Monday, January 29, 2007

YouTube Users Get Paid - Death Blow to Revver?

YouTube founder Chad Hurley is making waves for hinting that YouTube plans to share revenue with users - he made the statements at the World Economic Forum in Davos on Friday. Jeff Jarvis grabbed a video of Hurley’s comments and posted it, fittingly, to YouTube (also embedded below).
Hurley didn’t go into much detail, but he said that the system would be rolled out in a “couple of months”.
YouTube Mobile and other features are often rolled out way ahead of schedule, but the copyright system is late to arrive - so it’s hard to say whether that timescale will be met. Worryingly, the BBC says the system could include pre-roll ads (video ads before the clip). That would be supremely annoying, and completely undermine Google’s philosophy of relevant, unintrusive ads. That said, Hurley doesn’t make any mention of pre-roll ads in the clip. Until we get further information, I’m going to assume that they’ll simply pay a share of the AdSense revenue to the user, perhaps adding AdSense for Video later on. This would be good for Google, because it would get a large number of young users familiar with the AdSense system.

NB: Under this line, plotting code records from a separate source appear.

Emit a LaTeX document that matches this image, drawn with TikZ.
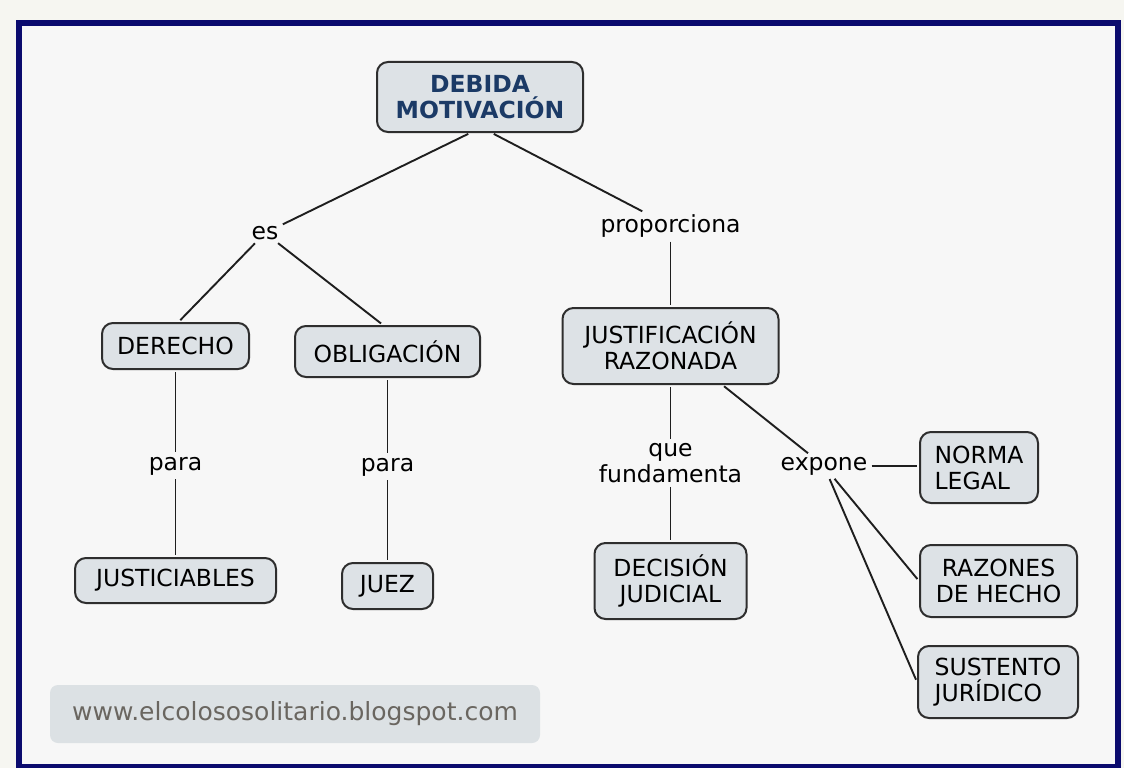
\documentclass[tikz,border=0pt]{standalone}
\usepackage{fontspec}
\setmainfont{DejaVu Sans}
\definecolor{outerbg}{HTML}{F6F6F1}
\definecolor{innerbg}{HTML}{F7F7F7}
\definecolor{framenavy}{HTML}{0B0B6E}
\definecolor{boxfill}{HTML}{DDE2E6}
\definecolor{boxline}{HTML}{2E2E2E}
\definecolor{titleblue}{HTML}{1B3A66}
\definecolor{wmfill}{HTML}{DCE1E4}
\definecolor{wmtext}{HTML}{6A6660}
\definecolor{connline}{HTML}{1E1E1E}
\newcommand{\cmfont}{\fontsize{23.5}{26}\selectfont}
\begin{document}
\begin{tikzpicture}[x=1pt,y=-1pt,
  box/.style={draw=boxline, line width=2pt, fill=boxfill, rounded corners=11pt,
    inner sep=0pt, font=\cmfont, text=black},
  lab/.style={inner sep=2pt, font=\cmfont, text=black},
  conn/.style={line width=1.9pt, draw=connline, shorten <=2pt, shorten >=2.5pt}]
\useasboundingbox (0,0) rectangle (1124,768);
\fill[outerbg] (0,0) rectangle (1124,768);
\draw[framenavy, line width=6pt, fill=innerbg] (19,23.5) rectangle (1117.5,767);

% concept boxes
\node[box, minimum width=206, minimum height=70, font=\cmfont\bfseries, text=titleblue, align=center] (top) at (480,97) {DEBIDA\\MOTIVACIÓN};
\node[box, minimum width=147, minimum height=46] (der) at (175.5,346) {DERECHO};
\node[box, minimum width=185, minimum height=51] (obl) at (387.5,351.5) {OBLIGACIÓN};
\node[box, minimum width=216, minimum height=76, align=center] (jus) at (670.5,346) {JUSTIFICACIÓN\\RAZONADA};
\node[box, minimum width=201, minimum height=45] (jsti) at (175.5,580.5) {JUSTICIABLES};
\node[box, minimum width=91, minimum height=46] (juez) at (387.5,586) {JUEZ};
\node[box, minimum width=152, minimum height=76, align=center] (dec) at (670.5,581) {DECISIÓN\\JUDICIAL};
\node[box, minimum width=118, minimum height=71, align=left] (nor) at (979,467.5) {NORMA\\LEGAL};
\node[box, minimum width=157, minimum height=72, align=center] (raz) at (998.5,581) {RAZONES\\DE HECHO};
\node[box, minimum width=160, minimum height=72, align=left] (sus) at (998,682) {SUSTENTO\\JURÍDICO};

% linking phrases
\node[lab] (es) at (265,233) {es};
\node[lab] (prop) at (670.5,226) {proporciona};
\node[lab] (para1) at (175.5,466) {para};
\node[lab] (para2) at (387.5,467) {para};
\node[lab, align=center] (que) at (670.5,463) {que\\fundamenta};
\node[lab] (exp) at (824,466) {expone};

% watermark
\node[fill=wmfill, rounded corners=8pt, minimum width=490, minimum height=58, inner sep=0pt,
  text=wmtext, font=\fontsize{25}{30}\selectfont] (wm) at (295,714) {www.elcolososolitario.blogspot.com};

% connectors
\draw[conn] ([xshift=-10pt]top.south) -- (es);
\draw[conn] ([xshift=12pt]top.south) -- (prop);
\draw[conn] (es) -- ([xshift=3pt]der.north);
\draw[conn] (es) -- ([xshift=-4.5pt]obl.north);
\draw[conn] (der) -- (para1);
\draw[conn] (para1) -- (jsti);
\draw[conn] (obl) -- (para2);
\draw[conn] (para2) -- (juez);
\draw[conn] (prop) -- (jus);
\draw[conn] (jus) -- (que);
\draw[conn] (que) -- (dec);
\draw[conn] ([xshift=52pt]jus.south) -- (exp);
\draw[conn] (exp) -- (exp -| nor.west);
\draw[conn] (exp) -- (raz.west);
\draw[conn] (exp) -- (sus.west);
\end{tikzpicture}
\end{document}
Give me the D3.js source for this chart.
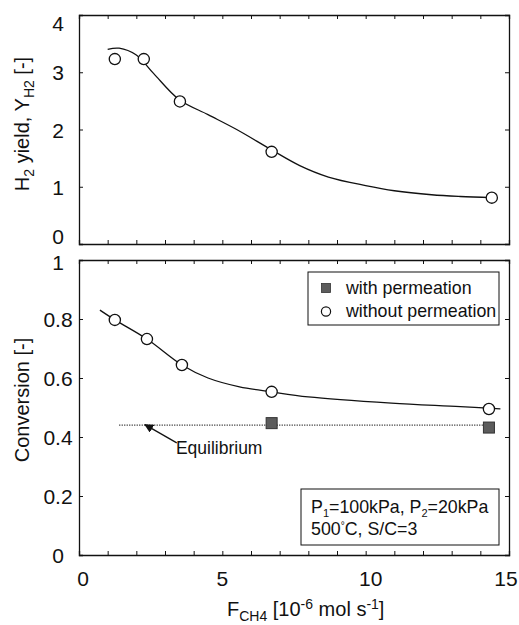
<!DOCTYPE html>
<html><head><meta charset="utf-8">
<script src="https://cdn.jsdelivr.net/npm/d3@7"></script>
<style>
body{margin:0;background:#fff;}
text{font-family:"Liberation Sans",Arial,sans-serif;fill:#111;}
</style></head>
<body><svg id="c" width="519" height="625"></svg>
<script>
// ---- data ----
const xTicks = [0, 5, 10, 15];
const yTopTicks = [0, 1, 2, 3, 4];
const yBotTicks = [0, 0.2, 0.4, 0.6, 0.8, 1];
const yBotTickLabels = ["0", "0.2", "0.4", "0.6", "0.8", "1"];

// H2 yield, without permeation (points)
const yieldX = [1.25, 2.26, 3.52, 6.72, 14.4];
const yieldY = [3.23, 3.23, 2.49, 1.61, 0.81];
// H2 yield fitted curve
const yieldCurveX = [1.0, 1.4, 2.0, 2.6, 3.5, 4.5, 5.5, 6.7, 7.7, 8.7, 10.0, 11.0, 12.3, 13.3, 14.4];
const yieldCurveY = [3.40, 3.42, 3.30, 2.98, 2.52, 2.26, 2.00, 1.65, 1.37, 1.17, 1.02, 0.93, 0.86, 0.83, 0.81];

// Conversion, without permeation (circles)
const convX = [1.25, 2.37, 3.59, 6.72, 14.3];
const convY = [0.797, 0.732, 0.644, 0.553, 0.495];
// Conversion, with permeation (squares)
const convPermX = [6.72, 14.3];
const convPermY = [0.447, 0.432];
// Conversion fitted curve
const convCurveX = [0.73, 1.25, 2.37, 3.59, 4.5, 5.6, 6.72, 8.0, 10.9, 13.3, 14.7];
const convCurveY = [0.83, 0.797, 0.732, 0.644, 0.60, 0.57, 0.553, 0.536, 0.515, 0.503, 0.495];
// Equilibrium line
const eqX = [1.4, 14.3];
const eqY = [0.44, 0.44];

// ---- layout ----
const svg = d3.select("#c");
const X0 = 79, X1 = 509;
const x = d3.scaleLinear().domain([0, 15]).range([X0, X1]);
const yT = d3.scaleLinear().domain([0, 4]).range([244, 15]);
const yB = d3.scaleLinear().domain([0, 1]).range([555, 260]);
const ink = "#111";

function frame(y, yticks, labels, labelShift) {
  const g = svg.append("g");
  const [yb, yt] = y.range();
  const xt = d3.range(0, 16, 1);
  g.append("g").attr("transform", `translate(0,${yb})`)
    .call(d3.axisBottom(x).tickValues(xt).tickSize(-4).tickFormat(""));
  g.append("g").attr("transform", `translate(0,${yt})`)
    .call(d3.axisTop(x).tickValues(xt).tickSize(-4).tickFormat(""));
  g.append("g").attr("transform", `translate(${X1},0)`)
    .call(d3.axisRight(y).tickValues(yticks).tickSize(-4).tickFormat(""));
  const la = g.append("g").attr("transform", `translate(${X0},0)`)
    .call(d3.axisLeft(y).tickValues(yticks).tickSize(-4).tickFormat((d, i) => labels[i]));
  la.selectAll("text").attr("text-anchor", "middle").attr("x", -21)
    .attr("dy", (d, i) => (0.36 + (labelShift[i] || 0)) + "em")
    .style("font-size", "21px");
  g.selectAll(".domain").attr("stroke", ink).attr("stroke-width", 1.3);
  g.selectAll(".tick line").attr("stroke", ink).attr("stroke-width", 1);
  return g;
}

frame(yT, yTopTicks, yTopTicks.map(String), [-0.4, 0, 0, 0, 0.38]);
frame(yB, yBotTicks, yBotTickLabels, [0, 0, 0, 0, 0, 0.1]);

// x tick labels
const xLabOff = [4, 0, 5, -3];
svg.append("g").selectAll("text").data(xTicks).join("text")
  .attr("x", (d, i) => x(d) + xLabOff[i]).attr("y", 586).attr("text-anchor", "middle")
  .style("font-size", "21px").text(d => d);

// curves
const line = (ys) => d3.line().x(d => x(d[0])).y(d => ys(d[1])).curve(d3.curveCatmullRom.alpha(0.5));
svg.append("path").datum(yieldCurveX.map((v, i) => [v, yieldCurveY[i]]))
  .attr("d", line(yT)).attr("fill", "none").attr("stroke", ink).attr("stroke-width", 1.3);
svg.append("path").datum(convCurveX.map((v, i) => [v, convCurveY[i]]))
  .attr("d", line(yB)).attr("fill", "none").attr("stroke", ink).attr("stroke-width", 1.3);

// equilibrium dotted line
svg.append("path").datum(eqX.map((v, i) => [v, eqY[i]]))
  .attr("d", d3.line().x(d => x(d[0])).y(d => yB(d[1])))
  .attr("fill", "none").attr("stroke", "#333").attr("stroke-width", 1.3).attr("stroke-dasharray", "1.2,1.3");

// circles
function circles(xs, ys, ysc) {
  svg.append("g").selectAll("circle").data(xs.map((v, i) => [v, ys[i]])).join("circle")
    .attr("cx", d => x(d[0])).attr("cy", d => ysc(d[1])).attr("r", 5.6)
    .attr("fill", "#fff").attr("stroke", ink).attr("stroke-width", 1.3);
}
circles(yieldX, yieldY, yT);
circles(convX, convY, yB);

// squares
svg.append("g").selectAll("rect").data(convPermX.map((v, i) => [v, convPermY[i]])).join("rect")
  .attr("x", d => x(d[0]) - 5.5).attr("y", d => yB(d[1]) - 5.5).attr("width", 11).attr("height", 11)
  .attr("fill", "#5c5c5c").attr("stroke", "#333").attr("stroke-width", 1);

// equilibrium annotation with arrow
svg.append("defs").append("marker").attr("id", "ah").attr("viewBox", "0 0 10 10")
  .attr("refX", 9).attr("refY", 5).attr("markerWidth", 7).attr("markerHeight", 7)
  .attr("orient", "auto").append("path").attr("d", "M0,0 L10,5 L0,10 z").attr("fill", ink);
svg.append("line").attr("x1", x(3.41)).attr("y1", yB(0.38)).attr("x2", x(2.3)).attr("y2", yB(0.442))
  .attr("stroke", ink).attr("stroke-width", 1.3).attr("marker-end", "url(#ah)");
svg.append("text").attr("x", x(3.38)).attr("y", yB(0.342)).style("font-size", "17.5px").text("Equilibrium");

// legend
const lg = svg.append("g");
lg.append("rect").attr("x", 308).attr("y", 272).attr("width", 191).attr("height", 53)
  .attr("fill", "#fff").attr("stroke", ink).attr("stroke-width", 1);
lg.append("rect").attr("x", 321.5).attr("y", 283.5).attr("width", 9).attr("height", 9)
  .attr("fill", "#5c5c5c").attr("stroke", "#333").attr("stroke-width", 0.8);
lg.append("circle").attr("cx", 326).attr("cy", 311.5).attr("r", 4.6)
  .attr("fill", "#fff").attr("stroke", ink).attr("stroke-width", 1.2);
lg.append("text").attr("x", 346).attr("y", 294).style("font-size", "17.8px").text("with permeation");
lg.append("text").attr("x", 346).attr("y", 317).style("font-size", "17.8px").text("without permeation");

// conditions box
const cb = svg.append("g");
cb.append("rect").attr("x", 301).attr("y", 489).attr("width", 198).attr("height", 56)
  .attr("fill", "#fff").attr("stroke", ink).attr("stroke-width", 1);
const t1 = cb.append("text").attr("x", 311).attr("y", 513).style("font-size", "17.8px");
t1.append("tspan").text("P");
t1.append("tspan").attr("dy", 4).style("font-size", "11px").text("1");
t1.append("tspan").attr("dy", -4).text("=100kPa, P");
t1.append("tspan").attr("dy", 4).style("font-size", "11px").text("2");
t1.append("tspan").attr("dy", -4).text("=20kPa");
const t2 = cb.append("text").attr("x", 311).attr("y", 535).style("font-size", "17.8px");
t2.append("tspan").text("500");
t2.append("tspan").attr("dy", -6).style("font-size", "10px").text("°");
t2.append("tspan").attr("dy", 6).text("C, S/C=3");

// axis titles
const ty = svg.append("text").attr("transform", "translate(29,124) rotate(-90)")
  .attr("text-anchor", "middle").style("font-size", "20px");
ty.append("tspan").text("H");
ty.append("tspan").attr("dy", 5).style("font-size", "14px").text("2");
ty.append("tspan").attr("dy", -5).text(" yield, Y");
ty.append("tspan").attr("dy", 5).style("font-size", "14px").text("H2");
ty.append("tspan").attr("dy", -5).text(" [-]");

svg.append("text").attr("transform", "translate(29,400) rotate(-90)")
  .attr("text-anchor", "middle").style("font-size", "20px").text("Conversion [-]");

const tx = svg.append("text").attr("x", 227).attr("y", 616).style("font-size", "20px");
tx.append("tspan").text("F");
tx.append("tspan").attr("dy", 5).style("font-size", "14px").text("CH4");
tx.append("tspan").attr("dy", -5).text(" [10");
tx.append("tspan").attr("dy", -7).style("font-size", "14px").text("-6");
tx.append("tspan").attr("dy", 7).text(" mol s");
tx.append("tspan").attr("dy", -7).style("font-size", "14px").text("-1");
tx.append("tspan").attr("dy", 7).text("]");
</script></body></html>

Hurley said that they didn’t want to base YouTube around a payment system from the start, and that makes sense - you wouldn’t want a community of users who are solely motivated by money. At launch time, they also lacked the soon-to-launch audio fingerprinting (aka copyright protection) technology that allows YouTube to assign ownership to a clip.
But the real significance of this is that rival sites have tried to differentiate themselves by paying users. We covered how
lonelygirl15 had started posting clips to Revver to monetize them, while Metacafe is paying users through a system called Producer Rewards and Break.com, Efoof, Flixya and Guba all have various revenue sharing schemes in place. What’s more, these services are already struggling against the might of YouTube - Revver lost two founders, and Guba lost its CEO and two executives. If YouTube can deliver a bigger audience, a better sense of community and a good revenue sharing platform, then many of these sites will be left for dead. First to go, in my estimation, would be Revver, which relies entirely on this revenue sharing. Revver could stay afloat if YouTube doesn’t immediately deploy ads in embedded players, but eventually this is bound to happen - perhaps Revver will sell before then.